What this task involves: Set down, exactly as written, the lines from the top of the data to the line that holds "return 1 - py / H", and omit the pictures.
|---|
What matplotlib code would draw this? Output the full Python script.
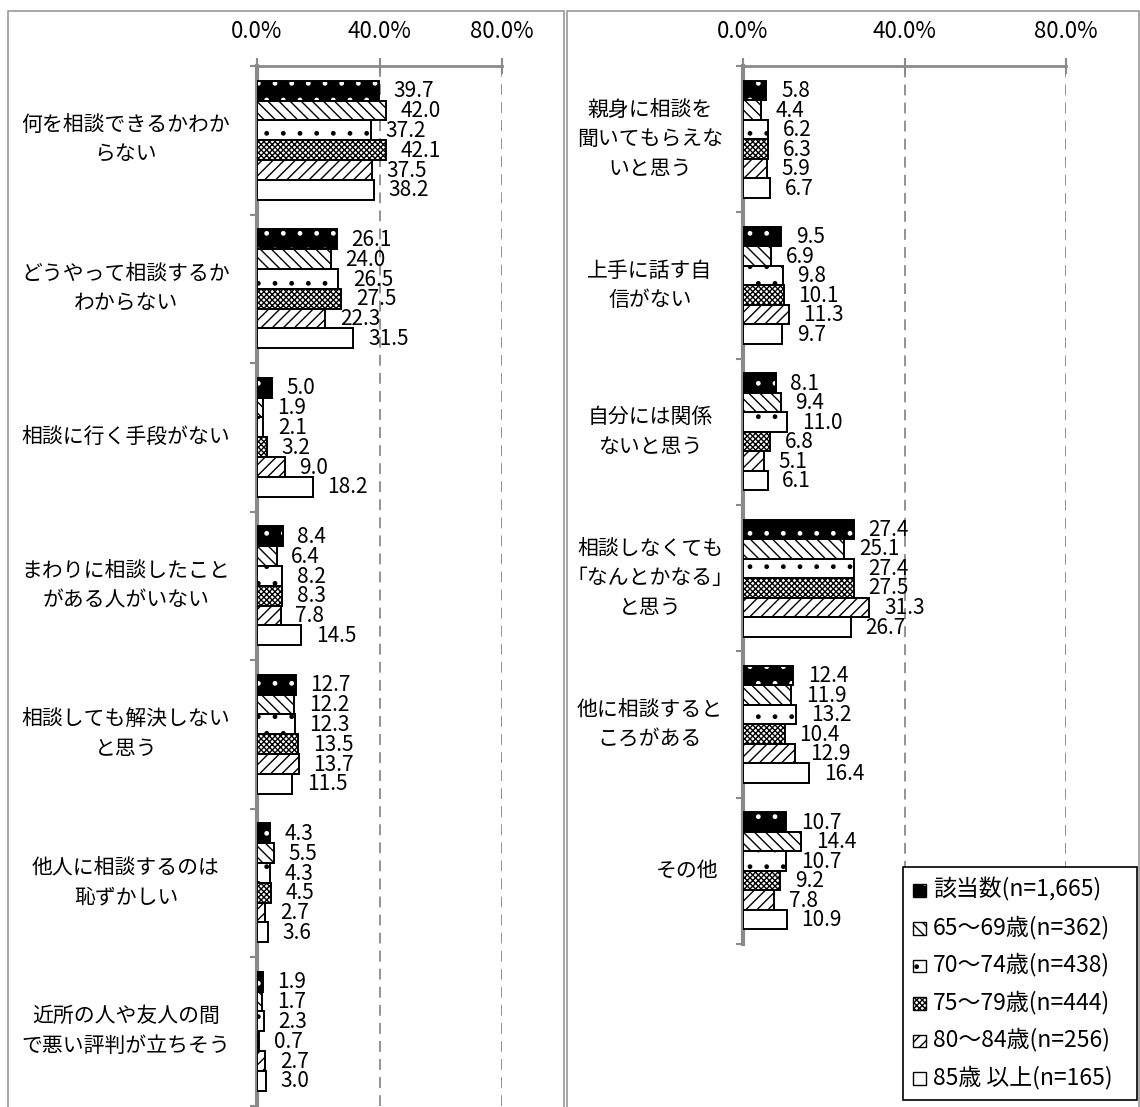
import matplotlib
matplotlib.use("Agg")
import matplotlib.pyplot as plt
from matplotlib.patches import Rectangle
from matplotlib.transforms import blended_transform_factory

plt.rcParams["font.family"] = ["Noto Sans CJK JP", "DejaVu Sans"]
plt.rcParams["hatch.linewidth"] = 1.0

# ---- data -------------------------------------------------------------
series_labels = ["該当数(n=1,665)", "65～69歳(n=362)", "70～74歳(n=438)",
                 "75～79歳(n=444)", "80～84歳(n=256)", "85歳 以上(n=165)"]

left_categories = ["何を相談できるかわか\nらない",
                   "どうやって相談するか\nわからない",
                   "相談に行く手段がない",
                   "まわりに相談したこと\nがある人がいない",
                   "相談しても解決しない\nと思う",
                   "他人に相談するのは\n恥ずかしい",
                   "近所の人や友人の間\nで悪い評判が立ちそう"]
left_values = [
    [39.7, 42.0, 37.2, 42.1, 37.5, 38.2],
    [26.1, 24.0, 26.5, 27.5, 22.3, 31.5],
    [5.0, 1.9, 2.1, 3.2, 9.0, 18.2],
    [8.4, 6.4, 8.2, 8.3, 7.8, 14.5],
    [12.7, 12.2, 12.3, 13.5, 13.7, 11.5],
    [4.3, 5.5, 4.3, 4.5, 2.7, 3.6],
    [1.9, 1.7, 2.3, 0.7, 2.7, 3.0],
]

right_categories = ["親身に相談を\n聞いてもらえな\nいと思う",
                    "上手に話す自\n信がない",
                    "自分には関係\nないと思う",
                    "相談しなくても\n「なんとかなる」\nと思う",
                    "他に相談すると\nころがある",
                    "その他"]
right_values = [
    [5.8, 4.4, 6.2, 6.3, 5.9, 6.7],
    [9.5, 6.9, 9.8, 10.1, 11.3, 9.7],
    [8.1, 9.4, 11.0, 6.8, 5.1, 6.1],
    [27.4, 25.1, 27.4, 27.5, 31.3, 26.7],
    [12.4, 11.9, 13.2, 10.4, 12.9, 16.4],
    [10.7, 14.4, 10.7, 9.2, 7.8, 10.9],
]

x_ticks = [0, 40, 80]
x_tick_labels = ["0.0%", "40.0%", "80.0%"]

# ---- styles -----------------------------------------------------------
# (face colour, hatch colour, hatch pattern)
styles = [
    ("black", "white", "."),
    ("white", "black", "\\\\\\"),
    ("white", "black", "."),
    ("white", "black", "xxxxxx"),
    ("white", "black", "///"),
    ("white", "black", ""),
]
GRAY = "#8a8a8a"

W, H = 1140, 1107
fig = plt.figure(figsize=(W / 100, H / 100), dpi=100)


def fx(px):
    return px / W


def fy(py):
    return 1 - py / H


# panel frames
for x0, x1 in [(8, 564), (567, 1139)]:
    fig.patches.append(Rectangle((fx(x0), fy(1120)), fx(x1 - x0), (1120 - 11) / H,
                                 transform=fig.transFigure, fill=False,
                                 edgecolor="#9a9a9a", linewidth=1.2, zorder=0))


def draw_panel(rect, categories, values, label_cx, label_shift=None):
    ax = fig.add_axes(rect)
    n = len(categories)
    nser = len(series_labels)
    bh = 0.8 / nser
    for i, row in enumerate(values):
        for j, v in enumerate(row):
            y = i + 0.1 + bh * (j + 0.5)
            face, hcol, hatch = styles[j]
            ax.barh(y, v, height=bh, color=face, edgecolor=hcol, hatch=hatch,
                    linewidth=0, zorder=3)
            ax.barh(y, v, height=bh, fill=False, edgecolor="black",
                    linewidth=1.4, zorder=4)
            ax.annotate(f"{v:.1f}", xy=(v, y), xytext=(10.5, -0.5),
                        textcoords="offset points", ha="left", va="center",
                        fontsize=15, zorder=5)
    ax.set_xlim(0, 80)
    ax.set_ylim(n, 0)
    for s in ["right", "bottom"]:
        ax.spines[s].set_visible(False)
    ax.spines["top"].set_color(GRAY)
    ax.spines["top"].set_linewidth(2)
    ax.spines["left"].set_color(GRAY)
    ax.spines["left"].set_linewidth(3)
    ax.xaxis.tick_top()
    ax.set_xticks(x_ticks)
    ax.set_xticklabels(x_tick_labels, fontsize=16)
    ax.tick_params(axis="x", direction="inout", length=11, width=1.5,
                   color=GRAY, pad=11)
    ax.set_yticks(range(n + 1))
    ax.set_yticklabels([])
    ax.tick_params(axis="y", direction="out", length=5, width=1.5, color=GRAY)
    for xv in x_ticks[1:]:
        ax.axvline(xv, color=GRAY, linewidth=1.3, linestyle=(0, (6, 4)), zorder=1)
    tr = blended_transform_factory(fig.transFigure, ax.transData)
    for i, cat in enumerate(categories):
        cx = label_cx
        if label_shift and cat in label_shift:
            cx += label_shift[cat]
        ax.text(fx(cx), i + 0.5, cat, transform=tr, ha="center", va="center",
                multialignment="center", fontsize=15, linespacing=1.45)
    return ax


top_px = 66
left_bottom = 66 + 7 * 148.5
right_bottom = 66 + 6 * 146.3
draw_panel([fx(257), fy(left_bottom), fx(502 - 257), (left_bottom - top_px) / H],
           left_categories, left_values, 126)
draw_panel([fx(743), fy(right_bottom), fx(1066 - 743), (right_bottom - top_px) / H],
           right_categories, right_values, 650, {"その他": 37})


# legend: each key is a small hatched square with a black outline
class SeriesKey:
    def __init__(self, style):
        self.style = style


class SeriesKeyHandler:
    def legend_artist(self, legend, orig_handle, fontsize, handlebox):
        face, hcol, hatch = orig_handle.style
        w, h = handlebox.width, handlebox.height
        s = min(w, h)
        x0 = handlebox.xdescent + (w - s) / 2
        y0 = handlebox.ydescent + (h - s) / 2
        base = Rectangle((x0, y0), s, s, facecolor=face, edgecolor=hcol,
                         hatch=hatch, linewidth=0,
                         transform=handlebox.get_transform())
        edge = Rectangle((x0, y0), s, s, fill=False, edgecolor="black",
                         linewidth=1.0, transform=handlebox.get_transform())
        handlebox.add_artist(base)
        handlebox.add_artist(edge)
        return edge


keys = [SeriesKey(st) for st in styles]
leg = fig.legend(keys, series_labels, loc="upper left",
                 bbox_to_anchor=(fx(903), fy(867), fx(1137 - 903), 0),
                 mode="expand", borderaxespad=0,
                 handler_map={SeriesKey: SeriesKeyHandler()},
                 handlelength=0.55, handleheight=0.55, handletextpad=0.3,
                 labelspacing=0.6, borderpad=0.45, fontsize=16.5,
                 fancybox=False, framealpha=1, edgecolor="black")
leg.get_frame().set_linewidth(1.2)
leg.set_zorder(10)

fig.savefig("out.png", dpi=100)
|---|
The completed task:
What matplotlib code would draw this? Output the full Python script.
import matplotlib
matplotlib.use("Agg")
import matplotlib.pyplot as plt
from matplotlib.patches import Rectangle
from matplotlib.transforms import blended_transform_factory

plt.rcParams["font.family"] = ["Noto Sans CJK JP", "DejaVu Sans"]
plt.rcParams["hatch.linewidth"] = 1.0

# ---- data -------------------------------------------------------------
series_labels = ["該当数(n=1,665)", "65～69歳(n=362)", "70～74歳(n=438)",
                 "75～79歳(n=444)", "80～84歳(n=256)", "85歳 以上(n=165)"]

left_categories = ["何を相談できるかわか\nらない",
                   "どうやって相談するか\nわからない",
                   "相談に行く手段がない",
                   "まわりに相談したこと\nがある人がいない",
                   "相談しても解決しない\nと思う",
                   "他人に相談するのは\n恥ずかしい",
                   "近所の人や友人の間\nで悪い評判が立ちそう"]
left_values = [
    [39.7, 42.0, 37.2, 42.1, 37.5, 38.2],
    [26.1, 24.0, 26.5, 27.5, 22.3, 31.5],
    [5.0, 1.9, 2.1, 3.2, 9.0, 18.2],
    [8.4, 6.4, 8.2, 8.3, 7.8, 14.5],
    [12.7, 12.2, 12.3, 13.5, 13.7, 11.5],
    [4.3, 5.5, 4.3, 4.5, 2.7, 3.6],
    [1.9, 1.7, 2.3, 0.7, 2.7, 3.0],
]

right_categories = ["親身に相談を\n聞いてもらえな\nいと思う",
                    "上手に話す自\n信がない",
                    "自分には関係\nないと思う",
                    "相談しなくても\n「なんとかなる」\nと思う",
                    "他に相談すると\nころがある",
                    "その他"]
right_values = [
    [5.8, 4.4, 6.2, 6.3, 5.9, 6.7],
    [9.5, 6.9, 9.8, 10.1, 11.3, 9.7],
    [8.1, 9.4, 11.0, 6.8, 5.1, 6.1],
    [27.4, 25.1, 27.4, 27.5, 31.3, 26.7],
    [12.4, 11.9, 13.2, 10.4, 12.9, 16.4],
    [10.7, 14.4, 10.7, 9.2, 7.8, 10.9],
]

x_ticks = [0, 40, 80]
x_tick_labels = ["0.0%", "40.0%", "80.0%"]

# ---- styles -----------------------------------------------------------
# (face colour, hatch colour, hatch pattern)
styles = [
    ("black", "white", "."),
    ("white", "black", "\\\\\\"),
    ("white", "black", "."),
    ("white", "black", "xxxxxx"),
    ("white", "black", "///"),
    ("white", "black", ""),
]
GRAY = "#8a8a8a"

W, H = 1140, 1107
fig = plt.figure(figsize=(W / 100, H / 100), dpi=100)


def fx(px):
    return px / W


def fy(py):
    return 1 - py / H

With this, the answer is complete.